Let's see how minimal XOR looks like for a neural network:

![](images/xor_neural_net.png)

> __Code below trains a neural network for the XOR problem__

> __WE WILL LATER CREATE PROPER TRAINING LOOP FROM SCRATCH, TREAT IT AS A BLACK-BOX FOR NOW__

In [2]:
import torch


def xor_problem(model):

    inputs = torch.tensor([[0, 0], [0, 1], [1, 0], [1, 1]]).float()
    targets = torch.tensor([0, 1, 1, 0]).float()

    optimizer = torch.optim.SGD(model.parameters(), lr=1e-3)

    for _ in range(10000):
        outputs = model(inputs).squeeze()
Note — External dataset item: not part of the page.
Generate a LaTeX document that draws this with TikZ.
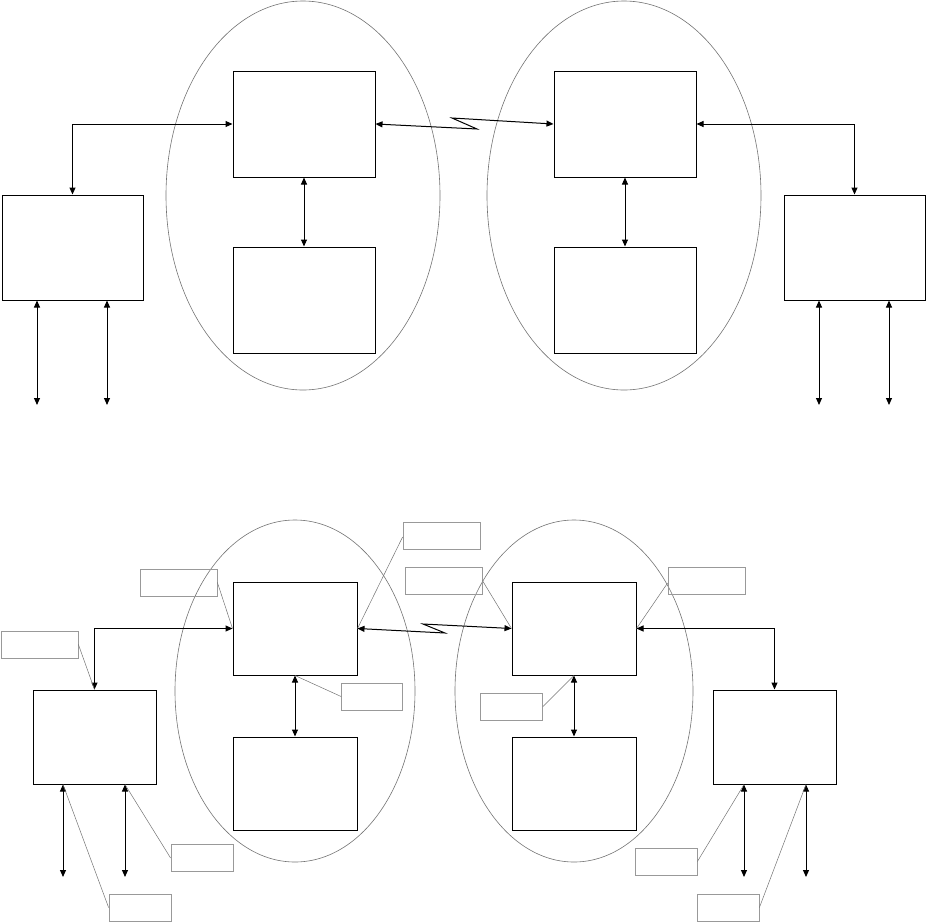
\documentclass[tikz,border=0pt]{standalone}
\usetikzlibrary{arrows.meta,shapes.geometric}
\begin{document}
\begin{tikzpicture}[x=1pt,y=-1pt,
  blk/.style={draw=black,line width=1pt,rectangle,inner sep=0pt,fill=none},
  oval/.style={draw=black!55,line width=0.6pt,ellipse,inner sep=0pt},
  callout/.style={draw=black!40,line width=0.8pt,rectangle,inner sep=0pt,minimum height=27pt},
  leader/.style={draw=black!55,line width=0.5pt},
  dbl/.style={line width=1pt,{Triangle[length=7pt,width=6pt]}-{Triangle[length=7pt,width=6pt]}},
  sgl/.style={line width=1pt,-{Triangle[length=7pt,width=6pt]}}]
\useasboundingbox (0,0) rectangle (927,922);

% ===== Top diagram =====
\node[oval,minimum width=274pt,minimum height=389pt] (E1) at (303,195.5) {};
\node[oval,minimum width=274pt,minimum height=389pt] (E2) at (624,195.5) {};
\node[blk,minimum width=142pt,minimum height=106pt] (A) at (304,124) {};
\node[blk,minimum width=142pt,minimum height=106pt] (B) at (304,300) {};
\node[blk,minimum width=142pt,minimum height=106pt] (C) at (625,124) {};
\node[blk,minimum width=142pt,minimum height=106pt] (D) at (625,300) {};
\node[blk,minimum width=141pt,minimum height=105pt] (L) at (72.5,247.5) {};
\node[blk,minimum width=141pt,minimum height=105pt] (R) at (854.5,247.5) {};

\coordinate (z1) at (477,129);
\coordinate (z2) at (452,118);
\coordinate (la) at (37,405);
\coordinate (lb) at (107,405);
\coordinate (ra) at (819,405);
\coordinate (rb) at (889,405);

\draw[dbl] (L.north) |- (A.west);
\draw[dbl] (A.south) -- (B.north);
\draw[dbl] (C.south) -- (D.north);
\draw[dbl] (A.east) -- (z1) -- (z2) -- (C.west);
\draw[dbl] (C.east) -| (R.north);
\draw[dbl] (la |- L.south) -- (la);
\draw[dbl] (lb |- L.south) -- (lb);
\draw[dbl] (ra |- R.south) -- (ra);
\draw[dbl] (rb |- R.south) -- (rb);

% ===== Bottom diagram =====
\node[oval,minimum width=240pt,minimum height=342pt] (F1) at (295,691) {};
\node[oval,minimum width=238pt,minimum height=342pt] (F2) at (574,691) {};
\node[blk,minimum width=124pt,minimum height=93pt] (A2) at (295,628.5) {};
\node[blk,minimum width=124pt,minimum height=93pt] (B2) at (295,783.5) {};
\node[blk,minimum width=124pt,minimum height=93pt] (C2) at (574,628.5) {};
\node[blk,minimum width=124pt,minimum height=93pt] (D2) at (574,783.5) {};
\node[blk,minimum width=123pt,minimum height=94pt] (L2) at (94.5,737) {};
\node[blk,minimum width=123pt,minimum height=94pt] (R2) at (774.5,737) {};

\coordinate (w1) at (445,633);
\coordinate (w2) at (423,624);
\coordinate (l2a) at (63,877);
\coordinate (l2b) at (125,877);
\coordinate (r2a) at (744,877);
\coordinate (r2b) at (806,877);

\draw[dbl] (L2.north) |- (A2.west);
\draw[dbl] (A2.south) -- (B2.north);
\draw[dbl] (C2.south) -- (D2.north);
\draw[dbl] (A2.east) -- (w1) -- (w2) -- (C2.west);
\draw[dbl] (C2.east) -| (R2.north);
\draw[dbl] (l2a |- L2.south) -- (l2a);
\draw[dbl] (l2b |- L2.south) -- (l2b);
\draw[dbl] (r2a |- R2.south) -- (r2a);
\draw[dbl] (r2b |- R2.south) -- (r2b);

% callouts
\node[callout,minimum width=77pt] (c1) at (441.5,535.5) {};
\node[callout,minimum width=77pt] (c2) at (178.5,582.5) {};
\node[callout,minimum width=77pt] (c3) at (443.5,580.5) {};
\node[callout,minimum width=77pt] (c4) at (706.5,580.5) {};
\node[callout,minimum width=61pt] (c5) at (372,696.5) {};
\node[callout,minimum width=62pt] (c6) at (511.5,706.5) {};
\node[callout,minimum width=77pt] (c7) at (39.5,644.5) {};
\node[callout,minimum width=62pt] (c8) at (202,858) {};
\node[callout,minimum width=62pt] (c9) at (140,907.5) {};
\node[callout,minimum width=62pt] (c10) at (666,861.5) {};
\node[callout,minimum width=62pt] (c11) at (728,907.5) {};

\draw[leader] (c1.west) ++(0,1.5) -- (A2.east);
\draw[leader] (c2.east) -- (A2.west);
\draw[leader] (c3.east) -- (C2.west);
\draw[leader] (c4.west) ++(0,2.5) -- (C2.east);
\draw[leader] (c5.west) -- (A2.south);
\draw[leader] (c6.east) -- (C2.south);
\draw[leader] (c7.east) -- (L2.north);
\draw[leader] (c8.west) -- (l2b |- L2.south);
\draw[leader] (c9.west) -- (l2a |- L2.south);
\draw[leader] (c10.east) -- (r2a |- R2.south);
\draw[leader] (c11.east) -- (r2b |- R2.south);
\end{tikzpicture}
\end{document}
        loss = torch.nn.functional.binary_cross_entropy_with_logits(outputs, targets)
        loss.backward()

        optimizer.step()
        optimizer.zero_grad()

    print("Predicted logits:\n", model(inputs))
    print("Predicted labels:\n", (model(inputs) > 0).float())
    print("Targets:\n", targets)
    print("Weights:\n")

    for parameter in model.parameters():
        print(parameter.data)


xor_problem(torch.nn.Linear(2, 1))

Predicted logits:
 tensor([[ 0.0057],
        [ 0.0015],
        [-0.0037],
        [-0.0079]], grad_fn=<AddmmBackward>)
Predicted labels:
 tensor([[1.],
        [1.],
        [0.],
        [0.]])
Targets:
 tensor([0., 1., 1., 0.])
Weights:

tensor([[-0.0094, -0.0042]])
tensor([0.0057])


This simple model is unable to learn classification for XOR data, __as it didn't have enough depth__.

Let's see how shallow and deep neural networks compare:

![](./images/shallow-vs-deep.png)

Let's try adding another layer with size equal to `2` in order to replicate the structure seen at the beginning, but before that...:

### nn.Sequential

> __`torch.nn.Sequential` is a container like layer which STACKS multiple layers together__

What essentially happens:
- We have our input data
- We pass it through first layer (for now linear)
- Output from first layer is passed to the next one
- The whole thing continues until we reach the end

Below is a stack of two linear layers:

In [None]:
xor_problem(torch.nn.Sequential(torch.nn.Linear(2, 2), torch.nn.Linear(2, 1)))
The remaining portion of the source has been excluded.